O consolo é que os deuses da bola parecem zelar pelo talento, daí a abissal vantagem que os passes e dribles de Ganso levam sobre suas chuteiras de cores esfuziantes – mix de roxo, pink e lilás. Há gosto para tudo, obviamente, mas a torcida se satisfaz mesmo é com fintas, passes e gols.

(Coluna publicada na edição do Bola/DIÁRIO desta quarta-feira, 28)

4 comentários em “Coluna: Tempos do futebol fashion

  1. E isso dá certo.
    Prova inequívoca disso é que o Beckham é o jogador mais bem pago do mundo.
    Ganha mais que o kaká, o cristiano ronaldo e, acreditem, mais que o messi.
    E isso não serve só para o futebol, na música parece que o mais importante é estar fazendo papagaiadas na midia e nas revistas de moda do que compondo canções e letras.
    Prova disso é a cláudia leite. Essa mulher tá em tudo quanto é capa de revista, propaganda comercial, programas de tv, revistas de fofoca, mas quando se fala de música vc só vê ela cantando a quela música do beijo na boca. Não tem mais nada a apresentar.
    Foi inclusive eleita uma das mulheres mais influentes do brasil.
    Acho que esse fenômeno nada mais é do que a consequencia da falencia do sistema educacional contemporâneo, que previlegia a decoreba de fórmulas e conceito, e não estimula os estudantes a raciocinar, processar e refletir sobre aquilo que leem e escutam.
    Lamentável.

  2. Faço minhas as palavras do Carlos e também concordo com o teor do post. Mas considero injusto incluir o Fred no rol dos “expostos”… Acho o cara até bem simples, a julgar o papel de ídolo que ele conquistou nos clubes pelos quais passou ao longo da carreira.

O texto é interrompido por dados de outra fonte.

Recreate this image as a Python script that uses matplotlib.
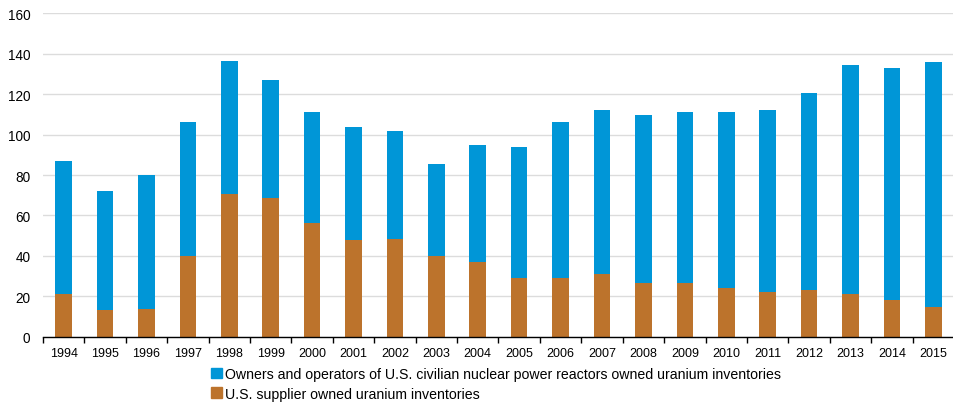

  3. Gerrson, ainda que os jogadores de antigamente usassem esses apetrechos todos, seriam perdoados porque alem de tudo, eram verdadeiros craques ao passo que os atuais que gostam muito de se enfeitar, tipo Carlos Alberto do Vasco, não passam de um monte de perna-de-pau, daí usam esses artificios todos para poder aparecer porque só jogando futebol, isso é impossível.